Montrose water savings pushed

Student will monitor usage

In addition to fixing their drinking water woes, Montrose is embracing environmentally-sound water programs this summer.

Council agreed to devote $3,500 to hire a student under the  Columbia Basin Trust’s water ambassador program.

“The regional district is taking the lead on organizing local communities to do a share program,” said administrator Kevin Chartres.

The idea is to share the student with other communities like Fruitvale and Warfield. The village would utilize the student for two days per week for three months to monitor and inform residents of their responsibility to conserve water.

According to councilor Joe Danchuk, when Kelowna residents installed water meters consumption initially declined but after a couple years it went back up again.

“The biggest user of water is underground sprinklers, so to have someone come provide a service, test your soil to see if you’re watering too much – I’d be happy to have someone say that . . . In Kelowna, they say it’s the biggest money saver they’ve had in saving water.”

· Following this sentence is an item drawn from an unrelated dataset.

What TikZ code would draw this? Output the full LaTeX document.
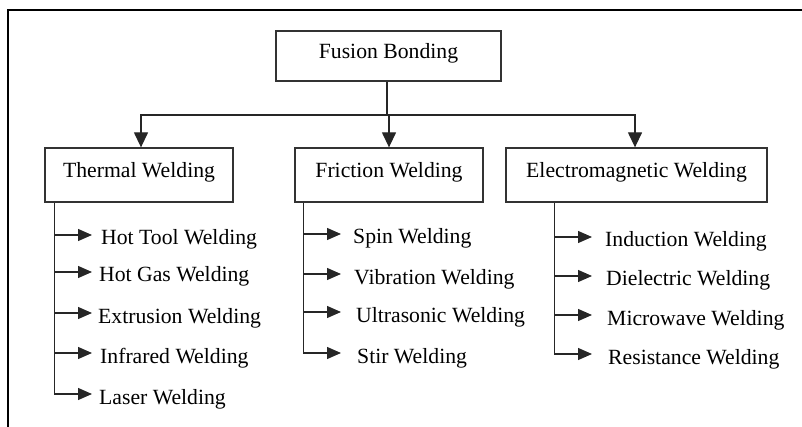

The duties of the water smart ambassador would be to assess landscape and irrigation systems, audit parks, village buildings and public spaces as well as in-home water audits for residents.

Brian Teasdale, water ambassador organizer and Regional District operations manager, was unavailable for comment Friday but Montrose Mayor Griff Welsh said after speaking to him earlier in the week, they were still waiting to hear if other municipalities would join the initiative.

Montrose Village is offering a water-metering program for interested families.

The meters will be installed and monitored by maintenance staff free of charge and water usage added to residential data.

“Families with two or more children of varying ages will provide further information for future conservation initiatives,” said Chartres.

Four meters are available for interested families. Currently the village records monthly water use from various households and businesses, however the data is limited to one demographic.

Like hydro and natural gas readings, the meters require no entrance into homes.